Padre Mac by Murdo Ewen Macdonald

Padre Mac by Murdo Ewen Macdonald

Author:Murdo Ewen Macdonald [Macdonald, Murdo Ewen]
Language: eng
Format: epub
Tags: Biography & Autobiography, Military, Historical, Religious
ISBN: 9780857908254
Google: 0NAcEAAAQBAJ
Publisher: Casemate Publishers
Published: 2014-08-07T02:46:10+00:00


CHAPTER 10

Behind Barbed Wire

After those two nights in Rome, we were put on a train that ended up in Frankfurt am Main, Germany. The moment we alighted we were escorted, under guard, to the camp known as Dulag Luft. It was the interrogation centre and that very night I found myself in solitary confinement. This lasted nineteen days.

All the way from Tunis, I had been in the company of that superb gentleman Dr James MacGavin. He had looked after me like a brother. Indeed, like a mother.

The following day a benign-looking man in civilian clothes entered my cell. Sporting a huge Red Cross armband, he placed a blank sheet of paper in front of me. He said, ‘I am sure your family, especially your mother, are worried about you. Write down their name and address and we’ll dispatch a letter immediately, assuring them that you are safe. Also give us the name and location of your regiment. I am sure your commanding officer will be very pleased to learn you are alive.’

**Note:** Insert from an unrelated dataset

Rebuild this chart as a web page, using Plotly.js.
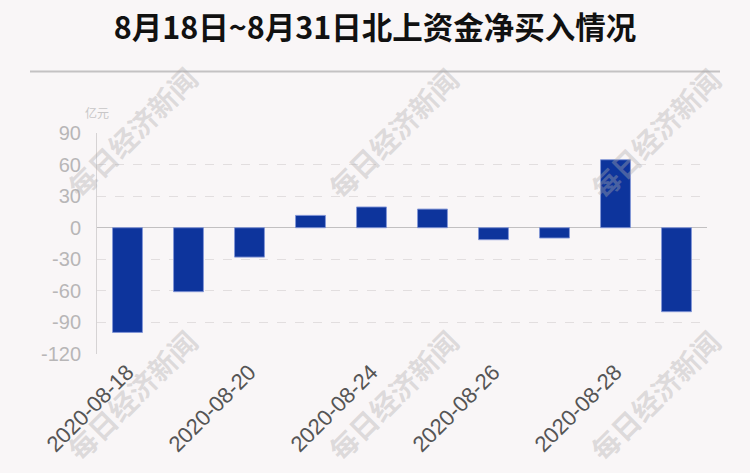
<!DOCTYPE html>
<html>
<head>
<meta charset="utf-8">
<script src="https://cdn.plot.ly/plotly-3.0.1.min.js"></script>
<style>
html,body{margin:0;padding:0;background:#f9f6f7;}
#chart{width:750px;height:473px;}
</style>
</head>
<body>
<div id="chart"></div>
<script>
const dates = ["2020-08-18","2020-08-19","2020-08-20","2020-08-21","2020-08-24","2020-08-25","2020-08-26","2020-08-27","2020-08-28","2020-08-31"];
const netBuy = [-99.5, -60.8, -27.9, 11.7, 19.7, 17.7, -11.4, -9.8, 64.6, -79.8];
const tickDates = ["2020-08-18","2020-08-20","2020-08-24","2020-08-26","2020-08-28"];
const yTicks = [90, 60, 30, 0, -30, -60, -90, -120];
const titleText = "8月18日~8月31日北上资金净买入情况";
const unitText = "亿元";
const watermark = "每日经济新闻";

const wmPos = [[0.057,1.005],[0.485,1.0],[0.915,1.0],[0.057,-0.186],[0.485,-0.186],[0.915,-0.186]];
const annotations = wmPos.map(p => ({
  xref:'paper', yref:'paper', x:p[0], y:p[1], xanchor:'center', yanchor:'middle',
  text:watermark, showarrow:false, textangle:-45,
  font:{family:'"Noto Sans CJK SC", sans-serif', size:28, color:'rgba(175,172,173,0.38)', weight:'bold'}
}));
annotations.push({xref:'paper', yref:'paper', x:0.0, y:1.095, xanchor:'center', yanchor:'middle',
  text:unitText, showarrow:false, font:{family:'"Noto Sans CJK SC", sans-serif', size:12, color:'#c8c6c7'}});

const trace = {
  type:'bar', x:dates, y:netBuy,
  marker:{color:'#0d349c', line:{color:'rgba(130,150,215,0.9)', width:1}},
  width:0.49, hoverinfo:'x+y'
};

const layout = {
  width:750, height:473,
  paper_bgcolor:'#f9f6f7', plot_bgcolor:'#f9f6f7',
  margin:{l:97, r:43, t:133, b:119},
  title:{text:titleText, x:0.5, xanchor:'center', y:0.94, yanchor:'middle',
    font:{family:'"Noto Sans CJK SC", sans-serif', size:30.5, color:'#111', weight:'bold'}},
  xaxis:{type:'category', tickmode:'array', tickvals:tickDates, ticktext:tickDates,
    tickangle:-45, showgrid:false, zeroline:false, showline:false, ticks:'',
    tickfont:{family:'"Liberation Sans", Arial, sans-serif', size:22, color:'#555'}},
  yaxis:{range:[-120,90], tickmode:'array', tickvals:yTicks, ticktext:yTicks.map(String),
    showgrid:true, gridcolor:'#e2dedf', griddash:'dash', gridwidth:1,
    zeroline:true, zerolinecolor:'#c2c0c1', zerolinewidth:1.5,
    showline:true, linecolor:'#d6d3d4', linewidth:1, ticks:'', ticklabelstandoff:11,
    tickfont:{family:'"Liberation Sans", Arial, sans-serif', size:20, color:'#b8b6b7'}},
  shapes:[{type:'line', xref:'paper', yref:'paper', x0:(30-97)/610, x1:(720-97)/610,
    y0:(354-71.5)/221, y1:(354-71.5)/221, line:{color:'#c4c2c3', width:2}}],
  annotations:annotations,
  showlegend:false
};

Plotly.newPlot('chart',[trace],layout,{displayModeBar:false, staticPlot:true});
</script>
</body>
</html>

It was not all that difficult to see through him. ‘I’ll give you my name, number and rank, and nothing more,’ I answered. As he argued, he became more and more aggressive and insulting. Goaded beyond endurance, I said, ‘You are not a Red Cross agent. You belong to the Gestapo and you are a low-down, unprincipled ruffian. You are going to lose the war, anyway. If I ever get back, I’ll see to it that you will be tried and severely sentenced. You’ll spend the rest of your life in prison.’

His caring image dissolved and he became a nasty, brutal thug. He pulled a handgun from somewhere and pushed it into the pit of my stomach. ‘I am going to kill you, you Englander Schweinehund,’ he snarled.

‘If you are going to shoot, please call me a Schottländer Schweinehund,’ I answered. Having no sense of humour, he did not understand. ‘Anyhow,’ I continued, ‘I am the first paratroop officer in captivity. You are curious as to how our parachute and technique of exiting differ from yours. If you shoot me without this information, your superiors may send you to the Russian Front. Sorry, they won’t. You are such a narrow-chested, scrawny edition of a man that no one would take you for a soldier. They’ll shoot you instead.’

Losing his nerve, he put his gun into his hip pocket and shambled out.

That very evening, I was subjected to the heat-and-cold treatment. Without warning, the temperature began to shoot up and the room became unbearably hot. It was so hot that sweat oozed through every pore of my body. It flowed in rivulets down my back. As the heat continued inexorably, breathing became difficult. The pounding in my head I found frightening. When there seemed to be no end, I knew the meaning of panic.

Then, all of a sudden, I sensed a change. The choking feeling eased up and I knew the temperature was dropping. It kept on dropping till it went well below zero.